I woke up this morning like every morning for the past several weeks, without an alarm clock.  It wasn’t until I got online and checked Facebook that I realized what day it was.

I saw numerous posts, photos, and words that remind us, “Never Forget.”

13 years ago, this nation faced its darkest day and was shown its brightest hope, allowing us to rediscover what it means to be brave, to stand with one another, and to love unconditionally.  In the midst of that terror, the darkness as the towers collapsed, we watched as people ran in panic, in fear.  But we were shown another face that we can never forget.  343 firefighters and 72 law enforcement officers gave their lives to save countless others.  Hundreds more rushed towards the scene in response as people ran away in fear.

This is the face we remember.  The face we choose to remember.

These men and women gave us a glimpse of bravery.  Were they scared?  Were they afraid?  I’m sure of it, but they came forwards anyways.  Their example gave us the opportunity to rediscover who we were, who we are as a nation.

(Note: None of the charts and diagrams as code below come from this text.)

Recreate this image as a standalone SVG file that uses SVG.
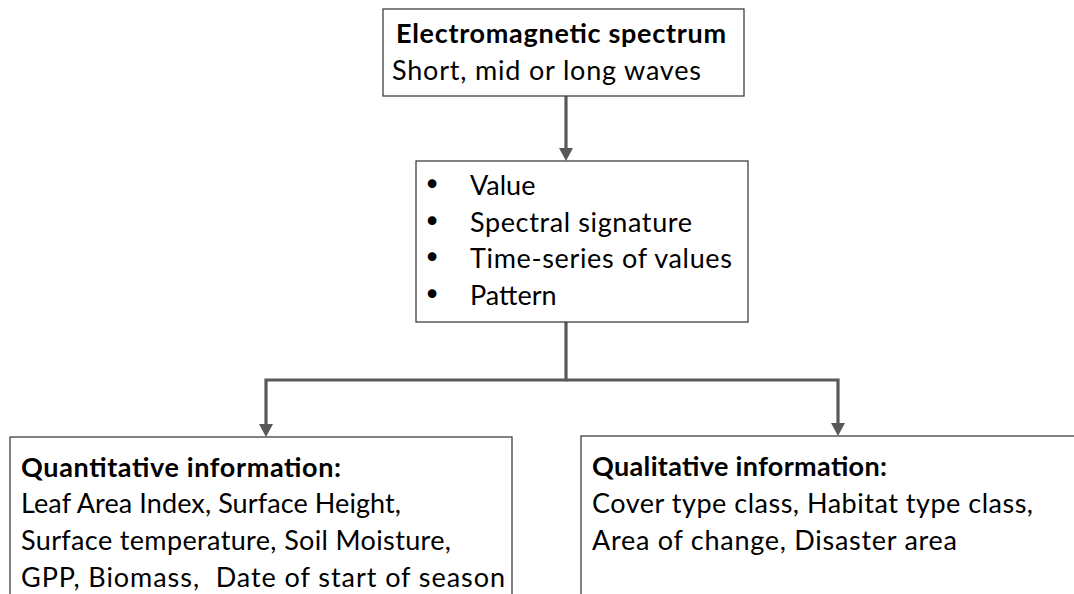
<svg xmlns="http://www.w3.org/2000/svg" width="1074" height="594" viewBox="0 0 1074 594">
<style>
.box{fill:#fff;stroke:#404040;stroke-width:1.3}
.t{font-family:Lato,"Open Sans","Liberation Sans",sans-serif;font-size:27px;fill:#000}
.b{font-weight:bold}
.bul{font-family:"DejaVu Sans",sans-serif;font-size:30px;fill:#000}
.conn{fill:none;stroke:#595959;stroke-width:3.2}
</style>
<defs>
<marker id="ah" viewBox="0 0 13 14" refX="3" refY="7" markerWidth="13" markerHeight="14" markerUnits="userSpaceOnUse" orient="auto">
<path d="M0,0 L13,7 L0,14 Z" fill="#595959"/>
</marker>
</defs>
<rect width="1074" height="594" fill="#fff"/>
<g id="connectors">
<path class="conn" d="M566,96 V151" marker-end="url(#ah)"/>
<path class="conn" d="M566,322 V380 H266 V427" marker-end="url(#ah)"/>
<path class="conn" d="M566,380 H838 V426" marker-end="url(#ah)"/>
</g>
<g id="spectrum">
<rect class="box" x="383" y="9" width="361" height="87"/>
<text class="t b" x="396" y="43" textLength="330">Electromagnetic spectrum</text>
<text class="t" x="392" y="80" textLength="309">Short, mid or long waves</text>
</g>
<g id="features">
<rect class="box" x="416" y="161" width="332" height="161"/>
<text class="bul" x="432" y="195" text-anchor="middle">•</text>
<text class="t" x="470" y="195">Value</text>
<text class="bul" x="432" y="232" text-anchor="middle">•</text>
<text class="t" x="470" y="232" textLength="222">Spectral signature</text>
<text class="bul" x="432" y="268" text-anchor="middle">•</text>
<text class="t" x="470" y="268" textLength="262">Time-series of values</text>
<text class="bul" x="432" y="305" text-anchor="middle">•</text>
<text class="t" x="470" y="305">Pattern</text>
</g>
<g id="quantitative">
<rect class="box" x="10" y="437" width="502" height="180"/>
<text class="t b" x="21" y="477" textLength="320">Quantitative information:</text>
<text class="t" x="21" y="513" textLength="380">Leaf Area Index, Surface Height,</text>
<text class="t" x="21" y="550" textLength="430">Surface temperature, Soil Moisture,</text>
<text class="t" x="21" y="587" textLength="484" xml:space="preserve">GPP, Biomass,  Date of start of season</text>
</g>
<g id="qualitative">
<rect class="box" x="581" y="436" width="520" height="180"/>
<text class="t b" x="592" y="476" textLength="295">Qualitative information:</text>
<text class="t" x="592" y="513" textLength="441">Cover type class, Habitat type class,</text>
<text class="t" x="592" y="550" textLength="365">Area of change, Disaster area</text>
</g>
</svg>
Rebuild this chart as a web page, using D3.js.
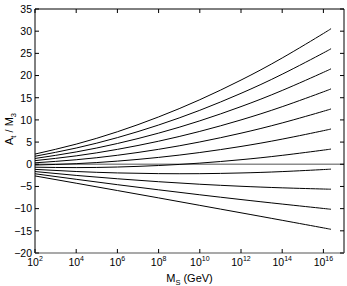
<!DOCTYPE html>
<html>
<head>
<meta charset="utf-8">
<script src="https://cdn.jsdelivr.net/npm/d3@7"></script>
<style>
  body { margin: 0; background: #fff; }
  svg { display: block; font-family: "Liberation Sans", Arial, sans-serif; }
</style>
</head>
<body>
<svg id="chart" width="347" height="286"></svg>
<script>
// M_S sample points (GeV), last one is the end of the curves
const msGeV = [1e2, 1e4, 1e6, 1e8, 1e10, 1e12, 1e14, 1e16, 2.2e16]

// A_t / M_3, top curve to bottom curve
const line1  = [2.30, 4.54, 7.33, 10.67, 14.55, 18.98, 23.96, 29.48, 30.50]
const line2  = [1.81, 3.66, 6.01, 8.85, 12.17, 15.99, 20.30, 25.10, 25.99]
const line3  = [1.31, 2.78, 4.68, 7.02, 9.79, 13.00, 16.64, 20.72, 21.47]
const line4  = [0.82, 1.90, 3.36, 5.20, 7.41, 10.00, 12.98, 16.33, 16.96]
const line5  = [0.33, 1.02, 2.03, 3.37, 5.03, 7.01, 9.32, 11.95, 12.44]
const line6  = [-0.17, 0.14, 0.71, 1.55, 2.65, 4.02, 5.67, 7.57, 7.93]
const line7  = [-0.66, -0.75, -0.62, -0.28, 0.26, 1.03, 2.01, 3.19, 3.41]
const line8  = [-1.15, -1.63, -1.95, -2.11, -2.12, -1.96, -1.65, -1.19, -1.11]
const line9  = [-1.64, -2.51, -3.27, -3.93, -4.50, -4.96, -5.31, -5.58, -5.62]
const line10 = [-2.14, -3.39, -4.60, -5.76, -6.88, -7.95, -8.97, -9.96, -10.14]
const line11 = [-2.63, -4.27, -5.92, -7.58, -9.26, -10.94, -12.63, -14.34, -14.65]
const lines = [line1, line2, line3, line4, line5, line6, line7, line8, line9, line10, line11]

const xTicks = [1e2, 1e4, 1e6, 1e8, 1e10, 1e12, 1e14, 1e16]
const xTickExp = ['2', '4', '6', '8', '10', '12', '14', '16']
const yTicks = [-20, -15, -10, -5, 0, 5, 10, 15, 20, 25, 30, 35]

const pLeft = 35, pRight = 344, pTop = 9, pBottom = 253
const x = d3.scaleLog().domain([1e2, 1e17]).range([pLeft, pRight])
const y = d3.scaleLinear().domain([-20, 35]).range([pBottom, pTop])

const svg = d3.select('#chart')

// zero line (grey)
svg.append('line')
  .attr('x1', pLeft).attr('x2', pRight)
  .attr('y1', y(0)).attr('y2', y(0))
  .attr('stroke', '#8c8c8c').attr('stroke-width', 1.5)

const line = d3.line()
  .x((d, i) => x(msGeV[i]))
  .y(d => y(d))
  .curve(d3.curveNatural)

svg.selectAll('path.curve')
  .data(lines)
  .join('path')
  .attr('class', 'curve')
  .attr('d', line)
  .attr('fill', 'none')
  .attr('stroke', '#000')
  .attr('stroke-width', 1)

// box
svg.append('path')
  .attr('d', `M${pLeft},${pBottom}V${pTop}H${pRight}V${pBottom}`)
  .attr('fill', 'none').attr('stroke', '#000').attr('stroke-width', 1)
svg.append('line')
  .attr('x1', pLeft).attr('x2', pRight)
  .attr('y1', pBottom).attr('y2', pBottom)
  .attr('stroke', '#8c8c8c').attr('stroke-width', 1.6)

const tl = 4
// x ticks, inside, bottom and top
xTicks.forEach(t => {
  svg.append('line').attr('x1', x(t)).attr('x2', x(t))
    .attr('y1', pBottom).attr('y2', pBottom - tl).attr('stroke', '#000')
  svg.append('line').attr('x1', x(t)).attr('x2', x(t))
    .attr('y1', pTop).attr('y2', pTop + tl).attr('stroke', '#000')
})
// y ticks, inside, left and right
yTicks.forEach(t => {
  svg.append('line').attr('x1', pLeft).attr('x2', pLeft + tl)
    .attr('y1', y(t)).attr('y2', y(t)).attr('stroke', '#000')
  svg.append('line').attr('x1', pRight).attr('x2', pRight - tl)
    .attr('y1', y(t)).attr('y2', y(t)).attr('stroke', '#000')
})

// y tick labels
svg.selectAll('text.ylab')
  .data(yTicks)
  .join('text')
  .attr('class', 'ylab')
  .attr('x', 32)
  .attr('y', d => y(d))
  .attr('dy', '0.36em')
  .attr('text-anchor', 'end')
  .attr('font-size', 10.5)
  .text(d => d < 0 ? '\u2212' + Math.abs(d) : d)

// x tick labels 10^n
xTicks.forEach((t, i) => {
  const txt = svg.append('text')
    .attr('x', x(t))
    .attr('y', 266)
    .attr('text-anchor', 'middle')
    .attr('font-size', 10.5)
  txt.append('tspan').text('10')
  txt.append('tspan').attr('dy', -5).attr('font-size', 7).text(xTickExp[i])
})

// axis titles
const xt = svg.append('text')
  .attr('x', (pLeft + pRight) / 2)
  .attr('y', 282)
  .attr('text-anchor', 'middle')
  .attr('font-size', 11)
xt.append('tspan').text('M')
xt.append('tspan').attr('dy', 3).attr('font-size', 7.5).text('S')
xt.append('tspan').attr('dy', -3).text(' (GeV)')

const yt = svg.append('text')
  .attr('transform', `translate(13,129) rotate(-90)`)
  .attr('text-anchor', 'middle')
  .attr('font-size', 11)
yt.append('tspan').text('A')
yt.append('tspan').attr('dy', 3).attr('font-size', 7.5).text('t')
yt.append('tspan').attr('dy', -3).text(' / M')
yt.append('tspan').attr('dy', 3).attr('font-size', 7.5).text('3')
</script>
</body>
</html>
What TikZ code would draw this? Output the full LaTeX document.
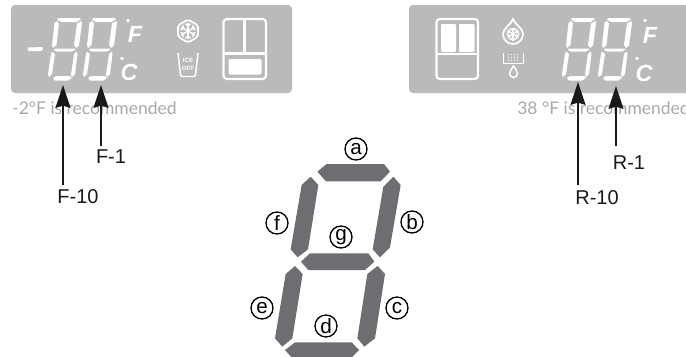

How can we ever forget that?

Fear.  Fear is the ultimate goal of acts of terror.  To make us afraid of living.  To have us cower behind closed doors and constantly looking over our shoulder.

As a child in 8th grade, I saw the world as this distant place.  Sure, I knew where New York City was, but it had nothing to do with me.  A field in Pennsylvania?  I could probably locate it on a map.  But then the Pentagon.  That struck home.  Several years before, I walked those very halls.  That was something real to me.  My father worked there years ago, but that was something I knew.

Sitting there in Mrs. Black’s Georgia History class, working on a Native American research project with two other Army Brats, we heard the news in clips and hesitant comments.  We were told that the military base, Ft Stewart had been put on lock down, and all we could think about was how were we going to get back home.

Children pick up on things.  Sure, I knew that something bad had happened, but it wasn’t until I walked into the house and saw the television sitting in our living room.  The TV was never in the living room.  We barely watched anything other than Atlanta Braves Baseball Games.  And suddenly I understood.  This was bad.  Really bad.

Last year, I got to walk on those hallowed grounds.  Ground Zero.  In the chilly morning hours I read the names and stood in that place, surrounded by the memories of those brave men and women.  I knew there were good men and women in the world.  Brave ones who remind us what it means to live.  I grew up surrounded by them.  Men and women who serve in our armed forces alongside my father.  My dad.

It was that moment, 13 years ago, that reminded us that there are so many brave men and women that surround us each and every day.  They are the first responders.  The police officers, paramedics, and firemen.  They are the search and rescue personnel that arrive while chaos still reigns and fear is still settling in our hearts.  They are the countless stories of nameless individuals who took people in, that comforted those in need.  They are the hundreds of boat captains who evacuated the island of Manhattan, who answered the call.  It was revealed that day that we could all be brave.

Never Forget.

Bravery showed us how to stand together.  Bravery showed us the ultimate act of love.  Bravery showed us that it is okay to break down and cry, but it also showed us how to act.

We can never forget their sacrifices.  We can never forget how they chose to live, especially in those last moments.